The study identified dryland forest across all inhabited continents, and concentrated to the south of the Sahara desert, around the Mediterranean, southern Africa, central India, coastal Australia, western South America, north-east Brazil, northern Colombia and Venezuela, and northern parts of the boreal forests in Canada and Russia. The differences in coverage estimates are most significant in Africa where the estimates have doubled.
Published today in Science, the scientists say that not only will the new finding help dramatically improve the accuracy of global carbon modelling, it has also revealed the true potential in forest cover of the world’s drylands and may lead to new opportunities for mitigation of climate change through improved conservation and restoration in dryland habitats.
Led by the Food and Agriculture Organization of the United Nations (FAO), teams of scientists and students from 15 organisations around the world carried out an innovative new global analysis of the distribution of forests and woodlands across drylands. This class of forest and woodland has previously been difficult to measure globally using satellite imagery or other remote sensing because of the relative low density of trees.
A new photo-interpretation tool developed at FAO, called Collect Earth, overcomes the limitations of automatic and often inaccurate categorisation of forest types of satellite imagery by using a simple validation check for tree number and density. Data supplied by the Terrestrial Ecosystem Research Network (TERN) was crucial in providing the on-ground verification of the system.

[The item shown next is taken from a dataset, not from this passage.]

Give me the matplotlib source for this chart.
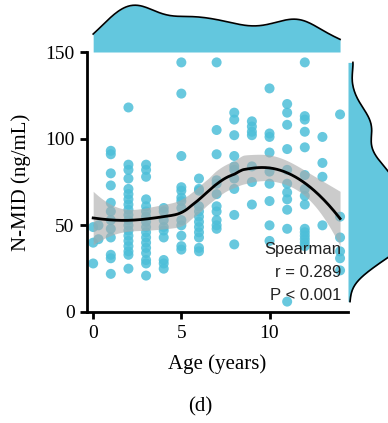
import numpy as np
import matplotlib
matplotlib.use("Agg")
import matplotlib.pyplot as plt

# N-MID concentration (ng/mL) by age group (years)
AGE_GROUPS = [0, 0.3, 1, 2, 3, 4, 5, 6, 7, 8, 9, 10, 11, 12, 13, 14]
NMID_BY_AGE = [
    [49, 40, 28],
    [42, 50],
    [93, 91, 80, 73, 63, 58, 53, 48, 43, 33, 31, 22],
    [118, 85, 82, 77, 71, 68, 65, 62, 59, 56, 53, 50, 47, 44, 41, 38, 35, 33, 25],
    [85, 82, 78, 65, 61, 58, 55, 52, 49, 46, 43, 40, 37, 34, 30, 28, 21],
    [60, 58, 53, 49, 47, 43, 30, 28, 25],
    [144, 126, 90, 72, 70, 66, 64, 60, 53, 50, 44, 38, 36],
    [77, 71, 70, 61, 58, 55, 52, 49, 46, 43, 37, 35],
    [144, 105, 91, 76, 74, 68, 61, 58, 53, 50, 48],
    [115, 111, 102, 90, 84, 82, 77, 71, 56, 39],
    [110, 107, 104, 102, 84, 75, 62],
    [129, 103, 101, 92, 81, 74, 64, 50, 41],
    [120, 115, 108, 94, 82, 74, 69, 65, 59, 48, 6],
    [144, 113, 111, 104, 95, 79, 71, 67, 62, 48, 46, 44, 42, 40, 38],
    [101, 86, 78, 50],
    [114, 55, 43, 35, 31, 24],
]
STATS_TEXT = ["Spearman", "r = 0.289", "P < 0.001"]

DOT = "#4dbfd9"
FILL = "#63c7de"


def loess_row(x, g, k):
    """Weights of a local quadratic fit at g (tricube kernel, k nearest points)."""
    d = np.abs(x - g)
    h = np.sort(d)[k - 1]
    w = np.clip(1 - (d / h) ** 3, 0, None) ** 3
    X = np.column_stack([np.ones(len(x)), x - g, (x - g) ** 2])
    XtW = X.T * w
    return np.linalg.solve(XtW @ X, XtW)[0]


def loess(x, y, grid, span=0.75):
    k = int(np.ceil(span * len(x)))
    rows = np.array([loess_row(x, g, k) for g in grid])
    fit = rows @ y
    resid = y - np.array([loess_row(x, xi, k) @ y for xi in x])
    sigma = np.sqrt(np.sum(resid ** 2) / (len(x) - 3))
    se = sigma * np.sqrt(np.sum(rows ** 2, axis=1))
    return fit, 1.96 * se


def kde(values, grid, adjust=1.0):
    bw = adjust * values.std(ddof=1) * len(values) ** (-0.2)
    z = (grid[:, None] - values[None, :]) / bw
    return np.exp(-0.5 * z ** 2).sum(axis=1) / (len(values) * bw * np.sqrt(2 * np.pi))


ages = np.concatenate([[a] * len(v) for a, v in zip(AGE_GROUPS, NMID_BY_AGE)]).astype(float)
nmid = np.concatenate(NMID_BY_AGE).astype(float)

W, H = 388, 423
fig = plt.figure(figsize=(W / 100, H / 100), dpi=100)
serif = "Liberation Serif"

left, right, top, bottom = 87, 348, 52, 312
ax = fig.add_axes([left / W, 1 - bottom / H, (right - left) / W, (bottom - top) / H])
ax_top = fig.add_axes([left / W, 1 - top / H, (right - left) / W, top / H], sharex=ax)
ax_right = fig.add_axes([right / W, 1 - bottom / H, 75 / W, (bottom - top) / H], sharey=ax)

# scatter
ax.scatter(ages, nmid, s=52, color=DOT, alpha=0.85, edgecolors="none", zorder=2)

# smooth fit with 95% band
grid = np.linspace(ages.min(), ages.max(), 200)
fit, ci = loess(ages, nmid, grid)
ax.fill_between(grid, fit - ci, fit + ci, color="#a9a9a9", alpha=0.6, lw=0, zorder=3)
ax.plot(grid, fit, color="black", lw=2, zorder=4)

ax.set_xlim(-0.35, 14.45)
ax.set_ylim(0, 149)
ax.set_xticks([0, 5, 10])
ax.set_yticks([0, 50, 100, 150])
for s in ["top", "right"]:
    ax.spines[s].set_visible(False)
for s in ["left", "bottom"]:
    ax.spines[s].set_linewidth(2)
ax.spines["left"].set_bounds(0, 150)
ax.tick_params(width=2, length=5, labelsize=14, pad=4)
for lab in ax.get_xticklabels() + ax.get_yticklabels():
    lab.set_family(serif)
ax.yaxis.get_major_ticks()[-1].tick1line.set_clip_on(False)
ax.set_xlabel("Age (years)", family=serif, fontsize=15, labelpad=9)
ax.set_ylabel("N-MID (ng/mL)", family=serif, fontsize=15, labelpad=10)

for i, t in enumerate(STATS_TEXT):
    ax.text(0.975, 0.24 - i * 0.088, t, transform=ax.transAxes, ha="right", va="center",
            fontsize=12, family="Liberation Sans", color="#222222", zorder=5)

# marginal densities
gx = np.linspace(ages.min(), ages.max(), 200)
dx = kde(ages, gx, adjust=0.7)
ax_top.fill_between(gx, 0, dx, color=FILL, lw=0)
ax_top.plot(gx, dx, color="black", lw=1.2)
ax_top.set_ylim(0, dx.max() / 0.9)
ax_top.axis("off")

gy = np.linspace(nmid.min(), nmid.max(), 200)
dy = kde(nmid, gy, adjust=0.7)
ax_right.fill_betweenx(gy, 0, dy, color=FILL, lw=0)
ax_right.plot(dy, gy, color="black", lw=1.2)
ax_right.set_xlim(0, dy.max() / 0.95)
ax_right.axis("off")

fig.text(200 / W, 1 - 407 / H, "(d)", family=serif, fontsize=15, ha="center", va="center")

fig.savefig("out.png", dpi=100)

"Just when we thought we knew the world, this project shows we are still improving our knowledge and description of natural systems,” says Professor Andrew Lowe, Chair of Plant Conservation Biology at the University of Adelaide’s Environment Institute.
“To ‘find’ an area of forest that represents 10% of the global forest cover is very very significant, with broad consequences for global carbon budgeting and dryland restoration and management.

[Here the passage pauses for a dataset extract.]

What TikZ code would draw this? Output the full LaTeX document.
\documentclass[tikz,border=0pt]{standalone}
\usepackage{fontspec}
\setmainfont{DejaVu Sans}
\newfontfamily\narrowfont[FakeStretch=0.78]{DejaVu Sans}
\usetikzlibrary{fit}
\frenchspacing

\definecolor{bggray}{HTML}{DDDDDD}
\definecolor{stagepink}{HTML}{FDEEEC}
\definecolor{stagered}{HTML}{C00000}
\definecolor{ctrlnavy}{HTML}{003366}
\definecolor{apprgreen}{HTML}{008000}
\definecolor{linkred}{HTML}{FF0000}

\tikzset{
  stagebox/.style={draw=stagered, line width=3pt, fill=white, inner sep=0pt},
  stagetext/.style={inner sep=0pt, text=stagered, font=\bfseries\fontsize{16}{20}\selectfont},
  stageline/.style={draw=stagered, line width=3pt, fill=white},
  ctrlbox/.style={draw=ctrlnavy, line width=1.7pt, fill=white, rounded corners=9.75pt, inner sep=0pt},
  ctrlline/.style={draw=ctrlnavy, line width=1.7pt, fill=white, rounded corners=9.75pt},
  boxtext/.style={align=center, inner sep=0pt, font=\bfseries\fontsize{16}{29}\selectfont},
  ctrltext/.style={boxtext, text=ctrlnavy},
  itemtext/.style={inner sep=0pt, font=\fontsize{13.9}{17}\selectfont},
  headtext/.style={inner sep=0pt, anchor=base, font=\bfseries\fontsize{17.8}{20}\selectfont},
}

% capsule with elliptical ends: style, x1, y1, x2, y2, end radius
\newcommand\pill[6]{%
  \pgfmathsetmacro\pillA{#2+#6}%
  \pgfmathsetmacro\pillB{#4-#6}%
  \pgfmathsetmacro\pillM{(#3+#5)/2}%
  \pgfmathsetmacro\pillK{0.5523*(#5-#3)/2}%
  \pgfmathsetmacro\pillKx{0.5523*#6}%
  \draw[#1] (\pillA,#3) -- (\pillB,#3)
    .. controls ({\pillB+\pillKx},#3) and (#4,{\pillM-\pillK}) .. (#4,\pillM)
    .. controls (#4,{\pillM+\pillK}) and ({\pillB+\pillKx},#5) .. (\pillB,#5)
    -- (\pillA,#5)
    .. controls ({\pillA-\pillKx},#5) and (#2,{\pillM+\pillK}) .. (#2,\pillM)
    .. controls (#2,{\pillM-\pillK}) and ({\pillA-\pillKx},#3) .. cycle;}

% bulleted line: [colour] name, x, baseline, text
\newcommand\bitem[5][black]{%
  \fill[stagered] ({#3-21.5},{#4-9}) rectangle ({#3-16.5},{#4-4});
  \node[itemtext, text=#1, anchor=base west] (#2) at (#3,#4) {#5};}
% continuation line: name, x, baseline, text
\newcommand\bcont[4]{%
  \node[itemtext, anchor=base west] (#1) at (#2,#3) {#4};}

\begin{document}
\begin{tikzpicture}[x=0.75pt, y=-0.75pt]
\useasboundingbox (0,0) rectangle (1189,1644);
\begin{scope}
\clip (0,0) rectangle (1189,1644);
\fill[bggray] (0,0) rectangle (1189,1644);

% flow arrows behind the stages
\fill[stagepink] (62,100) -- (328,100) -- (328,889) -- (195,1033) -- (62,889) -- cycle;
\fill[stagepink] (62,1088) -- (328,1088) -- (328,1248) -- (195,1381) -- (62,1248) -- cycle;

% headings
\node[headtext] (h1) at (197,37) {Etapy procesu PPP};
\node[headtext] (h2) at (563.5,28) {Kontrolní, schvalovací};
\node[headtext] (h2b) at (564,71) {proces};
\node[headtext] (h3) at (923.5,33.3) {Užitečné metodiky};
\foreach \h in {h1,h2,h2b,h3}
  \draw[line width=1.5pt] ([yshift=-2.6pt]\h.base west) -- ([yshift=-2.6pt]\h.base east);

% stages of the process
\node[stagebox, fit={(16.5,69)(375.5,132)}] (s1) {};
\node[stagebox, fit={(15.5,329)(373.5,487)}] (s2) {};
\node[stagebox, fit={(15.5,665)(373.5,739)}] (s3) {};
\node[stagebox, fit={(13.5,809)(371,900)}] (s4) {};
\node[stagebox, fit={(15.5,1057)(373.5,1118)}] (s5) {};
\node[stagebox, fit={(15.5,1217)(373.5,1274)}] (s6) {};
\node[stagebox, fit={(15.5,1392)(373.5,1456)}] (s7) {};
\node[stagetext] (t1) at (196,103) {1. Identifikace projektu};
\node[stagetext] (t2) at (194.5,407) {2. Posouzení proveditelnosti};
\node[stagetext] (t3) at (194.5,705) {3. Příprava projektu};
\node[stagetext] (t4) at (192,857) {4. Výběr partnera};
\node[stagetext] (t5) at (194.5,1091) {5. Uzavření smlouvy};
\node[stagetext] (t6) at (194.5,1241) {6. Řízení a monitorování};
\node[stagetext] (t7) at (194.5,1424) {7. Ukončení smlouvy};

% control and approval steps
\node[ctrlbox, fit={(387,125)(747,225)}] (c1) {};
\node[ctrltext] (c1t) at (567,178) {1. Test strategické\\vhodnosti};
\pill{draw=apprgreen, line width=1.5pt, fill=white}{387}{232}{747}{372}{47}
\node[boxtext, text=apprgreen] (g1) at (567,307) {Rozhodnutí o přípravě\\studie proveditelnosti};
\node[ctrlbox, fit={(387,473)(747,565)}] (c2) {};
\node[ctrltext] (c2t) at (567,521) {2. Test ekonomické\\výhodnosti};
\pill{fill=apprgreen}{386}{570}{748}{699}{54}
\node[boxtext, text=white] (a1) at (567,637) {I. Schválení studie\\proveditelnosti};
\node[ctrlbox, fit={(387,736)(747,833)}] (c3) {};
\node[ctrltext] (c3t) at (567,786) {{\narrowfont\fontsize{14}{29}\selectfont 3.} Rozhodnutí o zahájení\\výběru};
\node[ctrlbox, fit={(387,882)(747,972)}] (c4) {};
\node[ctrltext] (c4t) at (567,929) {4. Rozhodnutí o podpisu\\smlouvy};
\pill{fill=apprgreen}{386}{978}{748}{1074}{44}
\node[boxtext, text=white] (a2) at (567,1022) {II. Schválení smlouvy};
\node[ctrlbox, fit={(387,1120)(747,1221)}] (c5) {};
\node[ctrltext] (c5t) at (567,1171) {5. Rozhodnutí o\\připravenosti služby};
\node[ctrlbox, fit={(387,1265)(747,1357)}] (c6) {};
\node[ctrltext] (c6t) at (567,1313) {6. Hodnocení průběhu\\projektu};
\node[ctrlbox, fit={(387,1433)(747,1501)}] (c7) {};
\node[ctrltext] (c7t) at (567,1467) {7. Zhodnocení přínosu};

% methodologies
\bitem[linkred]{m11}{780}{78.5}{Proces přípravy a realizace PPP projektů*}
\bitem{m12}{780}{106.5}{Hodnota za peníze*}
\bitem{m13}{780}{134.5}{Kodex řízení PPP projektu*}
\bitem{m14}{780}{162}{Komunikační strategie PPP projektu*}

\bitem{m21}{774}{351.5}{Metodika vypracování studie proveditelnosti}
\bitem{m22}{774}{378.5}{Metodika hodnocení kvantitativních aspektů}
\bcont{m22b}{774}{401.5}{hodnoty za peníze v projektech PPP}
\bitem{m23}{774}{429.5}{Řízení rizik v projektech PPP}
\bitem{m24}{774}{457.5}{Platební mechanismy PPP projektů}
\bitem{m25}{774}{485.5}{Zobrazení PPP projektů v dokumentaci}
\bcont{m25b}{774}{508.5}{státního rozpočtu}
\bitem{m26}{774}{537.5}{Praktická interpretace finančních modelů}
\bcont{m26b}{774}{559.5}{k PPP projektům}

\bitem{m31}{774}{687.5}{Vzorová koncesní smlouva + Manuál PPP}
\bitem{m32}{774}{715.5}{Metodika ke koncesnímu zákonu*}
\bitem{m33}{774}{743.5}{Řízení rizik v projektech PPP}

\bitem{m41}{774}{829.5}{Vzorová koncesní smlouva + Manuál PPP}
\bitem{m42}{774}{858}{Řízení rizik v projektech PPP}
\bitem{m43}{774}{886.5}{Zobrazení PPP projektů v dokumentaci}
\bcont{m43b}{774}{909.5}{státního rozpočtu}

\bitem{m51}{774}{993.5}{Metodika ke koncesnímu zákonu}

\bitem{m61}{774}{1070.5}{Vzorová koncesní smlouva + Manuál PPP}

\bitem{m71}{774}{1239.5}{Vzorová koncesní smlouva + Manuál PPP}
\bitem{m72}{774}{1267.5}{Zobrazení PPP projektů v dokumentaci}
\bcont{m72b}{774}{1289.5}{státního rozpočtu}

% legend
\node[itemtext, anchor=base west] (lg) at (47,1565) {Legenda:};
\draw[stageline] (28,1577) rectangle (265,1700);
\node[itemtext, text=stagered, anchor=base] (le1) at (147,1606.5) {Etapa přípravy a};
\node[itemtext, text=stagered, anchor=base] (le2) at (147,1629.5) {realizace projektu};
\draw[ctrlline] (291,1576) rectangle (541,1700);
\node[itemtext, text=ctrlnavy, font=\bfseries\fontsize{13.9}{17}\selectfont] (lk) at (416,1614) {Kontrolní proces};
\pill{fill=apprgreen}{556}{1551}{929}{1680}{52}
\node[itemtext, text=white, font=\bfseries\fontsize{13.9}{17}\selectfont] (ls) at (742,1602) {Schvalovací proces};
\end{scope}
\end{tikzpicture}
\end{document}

“It shows that dryland regions have a greater capacity to support trees than previously perceived and understood. With its low opportunity costs, dryland could therefore provide a unique chance to mitigate climate change through large-scale conservation and afforestation actions. It also shows the potential for improved livelihoods of the people in these areas.”
The research teams analysed very high resolution satellite imagery of more than 210,000 dryland monitoring sites to calculate global forest cover and its change over time.

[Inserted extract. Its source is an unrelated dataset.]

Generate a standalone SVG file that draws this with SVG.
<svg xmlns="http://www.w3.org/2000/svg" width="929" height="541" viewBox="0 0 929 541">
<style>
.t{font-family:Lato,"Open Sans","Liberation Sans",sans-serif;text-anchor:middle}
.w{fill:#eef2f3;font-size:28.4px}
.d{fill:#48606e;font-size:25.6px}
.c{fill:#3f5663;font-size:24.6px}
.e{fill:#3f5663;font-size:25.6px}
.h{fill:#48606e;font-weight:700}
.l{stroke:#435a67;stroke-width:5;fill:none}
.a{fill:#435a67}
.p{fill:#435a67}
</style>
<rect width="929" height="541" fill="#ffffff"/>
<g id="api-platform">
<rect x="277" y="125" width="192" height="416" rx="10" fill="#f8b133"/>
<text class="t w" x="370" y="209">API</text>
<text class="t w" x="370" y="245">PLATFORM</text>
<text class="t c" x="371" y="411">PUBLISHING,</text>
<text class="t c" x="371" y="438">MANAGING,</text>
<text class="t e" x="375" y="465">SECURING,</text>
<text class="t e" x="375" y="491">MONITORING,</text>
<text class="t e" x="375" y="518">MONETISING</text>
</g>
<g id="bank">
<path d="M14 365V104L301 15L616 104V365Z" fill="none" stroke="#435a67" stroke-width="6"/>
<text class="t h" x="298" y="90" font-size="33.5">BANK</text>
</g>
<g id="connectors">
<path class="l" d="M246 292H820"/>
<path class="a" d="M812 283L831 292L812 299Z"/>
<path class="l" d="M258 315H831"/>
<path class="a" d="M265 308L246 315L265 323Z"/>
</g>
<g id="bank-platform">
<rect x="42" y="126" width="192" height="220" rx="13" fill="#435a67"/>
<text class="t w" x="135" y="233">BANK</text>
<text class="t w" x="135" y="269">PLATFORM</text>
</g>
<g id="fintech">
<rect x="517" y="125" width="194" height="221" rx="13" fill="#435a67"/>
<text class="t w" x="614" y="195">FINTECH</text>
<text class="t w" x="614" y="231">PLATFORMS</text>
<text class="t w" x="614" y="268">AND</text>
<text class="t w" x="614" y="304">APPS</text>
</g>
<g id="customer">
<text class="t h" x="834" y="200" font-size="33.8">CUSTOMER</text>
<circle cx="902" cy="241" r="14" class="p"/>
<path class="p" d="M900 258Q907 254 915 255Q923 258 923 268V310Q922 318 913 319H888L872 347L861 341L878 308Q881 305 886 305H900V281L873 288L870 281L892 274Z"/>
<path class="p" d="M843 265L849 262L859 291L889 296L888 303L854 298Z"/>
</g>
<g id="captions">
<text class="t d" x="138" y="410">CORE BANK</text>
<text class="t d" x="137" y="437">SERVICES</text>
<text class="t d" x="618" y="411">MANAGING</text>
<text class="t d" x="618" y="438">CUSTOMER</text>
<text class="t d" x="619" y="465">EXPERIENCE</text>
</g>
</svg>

“The main reason for the underestimate of forest cover is that previous land type classifications have been based on older and lower resolution satellite imagery without any kind of ground validation,” says Associate Professor Ben Sparrow, leader of the TERN analysis team at the University of Adelaide.
“This new reassessment has been possible due to access to higher resolution satellite imagery, through Google Earth Engine, as well as the incorporation of ground validated information from TERN’s ecological plots.”
The study identified dryland forest across all inhabited continents, and concentrated to the south of the Sahara desert, around the Mediterranean, southern Africa, central India, coastal Australia, western South America, north-east Brazil, northern Colombia and Venezuela, and northern parts of the boreal forests in Canada and Russia. The differences in coverage estimates are most significant in Africa where the estimates have doubled.